* Task details: Your copy should contain exactly the lines from the one that holds "Output the LaTeX" through the end of the material, reproduced as written, with no pictures.

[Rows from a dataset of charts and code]
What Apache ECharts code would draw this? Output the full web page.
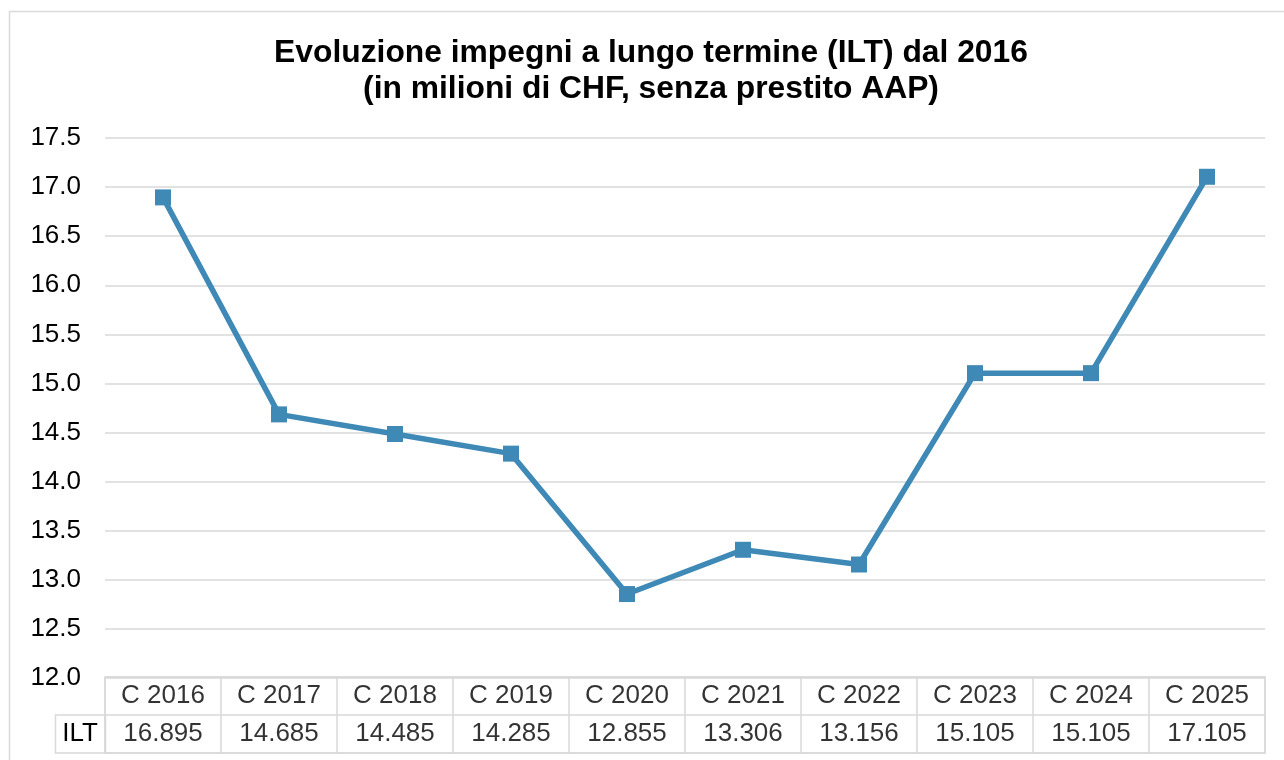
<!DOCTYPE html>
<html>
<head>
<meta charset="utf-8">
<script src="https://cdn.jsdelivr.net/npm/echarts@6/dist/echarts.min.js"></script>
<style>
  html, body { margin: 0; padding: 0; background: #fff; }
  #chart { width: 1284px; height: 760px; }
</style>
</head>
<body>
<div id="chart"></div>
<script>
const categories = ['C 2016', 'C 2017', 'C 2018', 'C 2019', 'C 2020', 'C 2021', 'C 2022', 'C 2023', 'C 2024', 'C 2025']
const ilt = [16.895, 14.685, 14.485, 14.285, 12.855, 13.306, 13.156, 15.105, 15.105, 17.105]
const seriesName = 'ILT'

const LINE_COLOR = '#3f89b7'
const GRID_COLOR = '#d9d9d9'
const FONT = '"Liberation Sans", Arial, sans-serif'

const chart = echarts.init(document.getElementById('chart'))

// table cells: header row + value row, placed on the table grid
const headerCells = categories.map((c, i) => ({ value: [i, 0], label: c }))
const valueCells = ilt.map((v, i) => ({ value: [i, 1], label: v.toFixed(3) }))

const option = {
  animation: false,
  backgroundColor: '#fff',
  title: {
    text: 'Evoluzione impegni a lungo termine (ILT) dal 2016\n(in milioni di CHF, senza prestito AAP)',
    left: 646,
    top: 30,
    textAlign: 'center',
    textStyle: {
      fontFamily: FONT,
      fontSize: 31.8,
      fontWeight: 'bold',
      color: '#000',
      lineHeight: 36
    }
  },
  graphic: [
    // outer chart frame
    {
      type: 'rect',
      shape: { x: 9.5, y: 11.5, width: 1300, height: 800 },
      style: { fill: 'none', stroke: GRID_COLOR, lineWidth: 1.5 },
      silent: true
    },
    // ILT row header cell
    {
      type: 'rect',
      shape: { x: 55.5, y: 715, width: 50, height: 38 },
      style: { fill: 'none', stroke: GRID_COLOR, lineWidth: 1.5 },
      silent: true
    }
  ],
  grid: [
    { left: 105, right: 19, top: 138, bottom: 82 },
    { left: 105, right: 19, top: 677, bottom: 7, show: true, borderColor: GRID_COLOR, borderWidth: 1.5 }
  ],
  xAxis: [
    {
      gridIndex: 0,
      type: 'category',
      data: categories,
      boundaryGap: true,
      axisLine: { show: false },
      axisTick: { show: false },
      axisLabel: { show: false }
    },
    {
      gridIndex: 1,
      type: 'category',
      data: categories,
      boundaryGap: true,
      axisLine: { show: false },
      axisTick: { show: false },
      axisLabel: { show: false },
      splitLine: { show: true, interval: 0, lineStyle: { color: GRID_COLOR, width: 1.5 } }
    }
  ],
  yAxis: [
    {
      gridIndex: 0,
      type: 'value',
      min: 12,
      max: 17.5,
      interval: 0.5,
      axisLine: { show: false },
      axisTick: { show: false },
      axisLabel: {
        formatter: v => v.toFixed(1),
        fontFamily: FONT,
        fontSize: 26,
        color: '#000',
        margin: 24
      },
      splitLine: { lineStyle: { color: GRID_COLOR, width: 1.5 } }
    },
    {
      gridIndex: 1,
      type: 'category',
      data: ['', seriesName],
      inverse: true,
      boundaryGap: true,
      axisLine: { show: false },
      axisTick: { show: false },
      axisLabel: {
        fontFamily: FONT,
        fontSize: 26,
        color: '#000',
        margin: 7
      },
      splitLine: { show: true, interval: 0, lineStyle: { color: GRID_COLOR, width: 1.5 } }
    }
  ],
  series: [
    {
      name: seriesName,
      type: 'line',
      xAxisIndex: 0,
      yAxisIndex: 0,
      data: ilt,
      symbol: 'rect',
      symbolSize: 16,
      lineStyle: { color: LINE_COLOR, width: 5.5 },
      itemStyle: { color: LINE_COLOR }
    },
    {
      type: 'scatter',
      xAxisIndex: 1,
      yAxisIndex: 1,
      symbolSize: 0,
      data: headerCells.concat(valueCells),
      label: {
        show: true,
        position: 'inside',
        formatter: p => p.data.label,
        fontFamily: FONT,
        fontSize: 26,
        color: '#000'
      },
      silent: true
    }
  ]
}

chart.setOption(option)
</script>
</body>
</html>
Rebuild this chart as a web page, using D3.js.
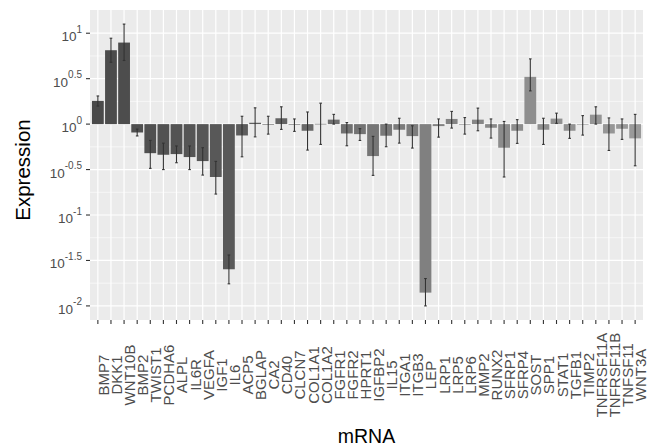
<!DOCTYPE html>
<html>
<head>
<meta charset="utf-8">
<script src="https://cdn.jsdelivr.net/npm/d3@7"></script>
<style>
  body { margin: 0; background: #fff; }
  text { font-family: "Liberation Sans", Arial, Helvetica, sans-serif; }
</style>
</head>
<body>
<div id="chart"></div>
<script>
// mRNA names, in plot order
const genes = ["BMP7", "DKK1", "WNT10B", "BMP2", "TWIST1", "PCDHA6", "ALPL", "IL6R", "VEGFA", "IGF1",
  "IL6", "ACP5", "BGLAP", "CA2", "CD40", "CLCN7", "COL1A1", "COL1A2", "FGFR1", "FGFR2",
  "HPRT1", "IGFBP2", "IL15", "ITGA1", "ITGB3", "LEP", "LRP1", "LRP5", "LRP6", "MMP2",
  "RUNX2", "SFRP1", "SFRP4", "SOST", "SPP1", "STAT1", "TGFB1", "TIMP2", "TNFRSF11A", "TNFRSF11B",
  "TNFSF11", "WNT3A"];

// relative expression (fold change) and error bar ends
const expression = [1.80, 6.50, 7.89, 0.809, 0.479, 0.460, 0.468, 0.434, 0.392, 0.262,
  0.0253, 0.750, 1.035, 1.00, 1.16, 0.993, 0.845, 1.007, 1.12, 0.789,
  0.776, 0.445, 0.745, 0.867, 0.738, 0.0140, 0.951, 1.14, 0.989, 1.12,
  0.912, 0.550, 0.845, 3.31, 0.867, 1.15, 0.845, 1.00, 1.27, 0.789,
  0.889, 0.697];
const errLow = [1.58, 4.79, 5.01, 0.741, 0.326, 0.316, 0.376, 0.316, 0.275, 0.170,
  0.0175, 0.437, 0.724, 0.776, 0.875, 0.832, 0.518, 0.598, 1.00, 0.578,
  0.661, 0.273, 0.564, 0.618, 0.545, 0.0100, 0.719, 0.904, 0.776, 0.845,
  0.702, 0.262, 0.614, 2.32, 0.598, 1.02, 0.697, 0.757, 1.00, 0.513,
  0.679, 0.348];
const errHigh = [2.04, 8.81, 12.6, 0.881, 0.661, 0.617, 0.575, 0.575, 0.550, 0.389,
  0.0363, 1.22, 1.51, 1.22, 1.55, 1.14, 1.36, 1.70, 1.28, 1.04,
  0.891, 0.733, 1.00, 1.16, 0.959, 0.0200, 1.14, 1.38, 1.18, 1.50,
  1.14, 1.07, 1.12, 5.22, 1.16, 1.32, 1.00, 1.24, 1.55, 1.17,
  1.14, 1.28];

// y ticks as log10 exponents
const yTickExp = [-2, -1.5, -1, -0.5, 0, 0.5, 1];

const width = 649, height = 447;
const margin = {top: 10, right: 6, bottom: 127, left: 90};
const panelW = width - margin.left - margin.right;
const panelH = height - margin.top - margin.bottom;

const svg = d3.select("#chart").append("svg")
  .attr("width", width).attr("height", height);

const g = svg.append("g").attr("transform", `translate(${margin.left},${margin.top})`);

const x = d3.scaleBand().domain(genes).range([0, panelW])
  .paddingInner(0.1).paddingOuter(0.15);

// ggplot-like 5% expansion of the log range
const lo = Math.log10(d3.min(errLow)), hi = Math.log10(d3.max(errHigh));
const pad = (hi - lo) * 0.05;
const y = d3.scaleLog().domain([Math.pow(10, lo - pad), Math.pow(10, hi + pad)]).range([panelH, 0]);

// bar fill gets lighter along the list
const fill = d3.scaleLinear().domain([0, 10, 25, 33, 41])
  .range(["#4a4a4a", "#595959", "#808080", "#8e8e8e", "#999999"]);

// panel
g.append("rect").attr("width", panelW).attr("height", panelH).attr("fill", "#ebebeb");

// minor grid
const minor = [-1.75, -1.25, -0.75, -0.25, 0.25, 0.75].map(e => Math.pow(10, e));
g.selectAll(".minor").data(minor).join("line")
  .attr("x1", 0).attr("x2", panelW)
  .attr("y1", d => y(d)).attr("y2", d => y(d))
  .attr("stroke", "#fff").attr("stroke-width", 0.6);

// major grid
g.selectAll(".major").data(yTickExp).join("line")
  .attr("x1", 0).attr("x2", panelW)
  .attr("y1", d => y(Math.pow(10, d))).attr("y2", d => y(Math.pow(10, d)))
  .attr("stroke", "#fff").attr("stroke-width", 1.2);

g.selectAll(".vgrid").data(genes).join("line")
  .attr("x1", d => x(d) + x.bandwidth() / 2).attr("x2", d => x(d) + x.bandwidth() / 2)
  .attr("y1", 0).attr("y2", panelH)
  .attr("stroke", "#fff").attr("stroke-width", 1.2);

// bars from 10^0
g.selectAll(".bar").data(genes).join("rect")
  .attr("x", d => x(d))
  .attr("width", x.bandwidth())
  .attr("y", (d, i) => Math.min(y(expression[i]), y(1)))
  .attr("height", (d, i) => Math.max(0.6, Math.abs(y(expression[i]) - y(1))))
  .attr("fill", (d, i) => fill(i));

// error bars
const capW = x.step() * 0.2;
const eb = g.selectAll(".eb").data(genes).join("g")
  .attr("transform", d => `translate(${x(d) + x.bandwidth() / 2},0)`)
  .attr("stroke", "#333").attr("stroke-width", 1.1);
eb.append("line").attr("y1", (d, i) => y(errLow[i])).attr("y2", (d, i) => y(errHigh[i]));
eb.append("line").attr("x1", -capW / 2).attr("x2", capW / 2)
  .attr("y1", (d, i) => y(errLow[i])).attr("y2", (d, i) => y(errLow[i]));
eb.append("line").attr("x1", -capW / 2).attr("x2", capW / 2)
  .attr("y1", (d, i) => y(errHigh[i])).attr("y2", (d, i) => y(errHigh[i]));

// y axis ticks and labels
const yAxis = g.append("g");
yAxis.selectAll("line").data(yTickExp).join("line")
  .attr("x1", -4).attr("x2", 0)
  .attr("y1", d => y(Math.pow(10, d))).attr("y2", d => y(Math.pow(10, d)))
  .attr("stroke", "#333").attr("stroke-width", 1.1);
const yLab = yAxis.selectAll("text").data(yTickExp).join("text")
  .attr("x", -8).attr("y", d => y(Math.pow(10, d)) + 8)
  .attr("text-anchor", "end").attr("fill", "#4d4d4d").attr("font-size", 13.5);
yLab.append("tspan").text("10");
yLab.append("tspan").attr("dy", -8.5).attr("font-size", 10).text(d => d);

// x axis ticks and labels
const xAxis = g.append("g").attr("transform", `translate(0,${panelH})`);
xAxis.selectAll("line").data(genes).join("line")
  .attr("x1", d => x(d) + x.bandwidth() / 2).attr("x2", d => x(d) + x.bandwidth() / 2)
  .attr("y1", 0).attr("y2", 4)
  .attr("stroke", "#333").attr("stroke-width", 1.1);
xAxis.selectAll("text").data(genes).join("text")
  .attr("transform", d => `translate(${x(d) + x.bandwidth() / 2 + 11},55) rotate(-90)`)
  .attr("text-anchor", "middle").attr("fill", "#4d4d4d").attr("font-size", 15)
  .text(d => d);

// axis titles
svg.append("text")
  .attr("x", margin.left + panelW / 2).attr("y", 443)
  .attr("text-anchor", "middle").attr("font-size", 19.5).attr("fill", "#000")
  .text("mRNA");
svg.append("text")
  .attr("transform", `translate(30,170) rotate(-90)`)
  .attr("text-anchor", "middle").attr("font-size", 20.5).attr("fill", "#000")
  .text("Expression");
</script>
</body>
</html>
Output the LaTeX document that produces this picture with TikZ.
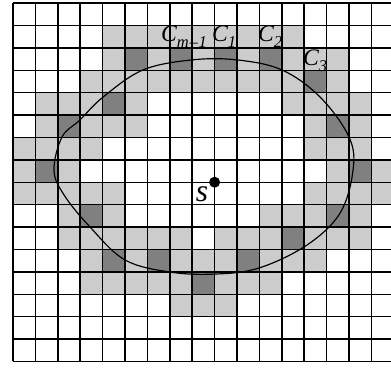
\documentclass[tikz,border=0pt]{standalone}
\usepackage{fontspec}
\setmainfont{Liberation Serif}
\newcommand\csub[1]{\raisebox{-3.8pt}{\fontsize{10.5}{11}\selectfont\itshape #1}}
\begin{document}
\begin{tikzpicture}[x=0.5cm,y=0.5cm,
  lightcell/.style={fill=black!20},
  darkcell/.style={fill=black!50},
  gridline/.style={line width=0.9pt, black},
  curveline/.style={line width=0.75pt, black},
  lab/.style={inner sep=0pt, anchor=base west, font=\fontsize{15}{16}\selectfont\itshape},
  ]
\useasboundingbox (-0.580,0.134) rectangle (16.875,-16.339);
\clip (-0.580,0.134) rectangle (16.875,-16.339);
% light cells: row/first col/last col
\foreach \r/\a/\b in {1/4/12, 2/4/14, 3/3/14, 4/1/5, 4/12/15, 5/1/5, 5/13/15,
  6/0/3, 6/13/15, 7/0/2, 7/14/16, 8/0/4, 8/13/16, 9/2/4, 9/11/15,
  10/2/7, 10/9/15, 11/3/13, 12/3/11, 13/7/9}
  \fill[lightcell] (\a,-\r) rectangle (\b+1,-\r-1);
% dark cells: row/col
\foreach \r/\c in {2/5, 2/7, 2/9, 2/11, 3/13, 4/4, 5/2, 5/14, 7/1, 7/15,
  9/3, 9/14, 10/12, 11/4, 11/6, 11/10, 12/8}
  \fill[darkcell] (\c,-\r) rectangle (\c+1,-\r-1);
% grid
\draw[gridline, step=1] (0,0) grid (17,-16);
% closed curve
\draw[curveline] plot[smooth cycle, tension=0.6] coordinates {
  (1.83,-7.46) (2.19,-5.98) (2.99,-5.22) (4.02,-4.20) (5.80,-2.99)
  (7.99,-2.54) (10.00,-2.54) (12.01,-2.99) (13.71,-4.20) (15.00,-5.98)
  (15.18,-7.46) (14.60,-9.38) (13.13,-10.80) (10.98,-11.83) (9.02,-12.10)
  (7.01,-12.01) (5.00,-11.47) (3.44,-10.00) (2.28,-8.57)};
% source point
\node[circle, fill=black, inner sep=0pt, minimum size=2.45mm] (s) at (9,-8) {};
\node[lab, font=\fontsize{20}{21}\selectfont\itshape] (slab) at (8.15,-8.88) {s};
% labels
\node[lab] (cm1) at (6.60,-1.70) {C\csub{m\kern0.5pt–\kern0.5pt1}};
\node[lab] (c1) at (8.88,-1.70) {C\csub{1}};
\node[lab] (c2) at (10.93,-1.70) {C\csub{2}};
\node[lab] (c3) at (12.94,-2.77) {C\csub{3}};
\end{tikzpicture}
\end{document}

* Correct response:
Output the LaTeX document that produces this picture with TikZ.
\documentclass[tikz,border=0pt]{standalone}
\usepackage{fontspec}
\setmainfont{Liberation Serif}
\newcommand\csub[1]{\raisebox{-3.8pt}{\fontsize{10.5}{11}\selectfont\itshape #1}}
\begin{document}
\begin{tikzpicture}[x=0.5cm,y=0.5cm,
  lightcell/.style={fill=black!20},
  darkcell/.style={fill=black!50},
  gridline/.style={line width=0.9pt, black},
  curveline/.style={line width=0.75pt, black},
  lab/.style={inner sep=0pt, anchor=base west, font=\fontsize{15}{16}\selectfont\itshape},
  ]
\useasboundingbox (-0.580,0.134) rectangle (16.875,-16.339);
\clip (-0.580,0.134) rectangle (16.875,-16.339);
% light cells: row/first col/last col
\foreach \r/\a/\b in {1/4/12, 2/4/14, 3/3/14, 4/1/5, 4/12/15, 5/1/5, 5/13/15,
  6/0/3, 6/13/15, 7/0/2, 7/14/16, 8/0/4, 8/13/16, 9/2/4, 9/11/15,
  10/2/7, 10/9/15, 11/3/13, 12/3/11, 13/7/9}
  \fill[lightcell] (\a,-\r) rectangle (\b+1,-\r-1);
% dark cells: row/col
\foreach \r/\c in {2/5, 2/7, 2/9, 2/11, 3/13, 4/4, 5/2, 5/14, 7/1, 7/15,
  9/3, 9/14, 10/12, 11/4, 11/6, 11/10, 12/8}
  \fill[darkcell] (\c,-\r) rectangle (\c+1,-\r-1);
% grid
\draw[gridline, step=1] (0,0) grid (17,-16);
% closed curve
\draw[curveline] plot[smooth cycle, tension=0.6] coordinates {
  (1.83,-7.46) (2.19,-5.98) (2.99,-5.22) (4.02,-4.20) (5.80,-2.99)
  (7.99,-2.54) (10.00,-2.54) (12.01,-2.99) (13.71,-4.20) (15.00,-5.98)
  (15.18,-7.46) (14.60,-9.38) (13.13,-10.80) (10.98,-11.83) (9.02,-12.10)
  (7.01,-12.01) (5.00,-11.47) (3.44,-10.00) (2.28,-8.57)};
% source point
\node[circle, fill=black, inner sep=0pt, minimum size=2.45mm] (s) at (9,-8) {};
\node[lab, font=\fontsize{20}{21}\selectfont\itshape] (slab) at (8.15,-8.88) {s};
% labels
\node[lab] (cm1) at (6.60,-1.70) {C\csub{m\kern0.5pt–\kern0.5pt1}};
\node[lab] (c1) at (8.88,-1.70) {C\csub{1}};
\node[lab] (c2) at (10.93,-1.70) {C\csub{2}};
\node[lab] (c3) at (12.94,-2.77) {C\csub{3}};
\end{tikzpicture}
\end{document}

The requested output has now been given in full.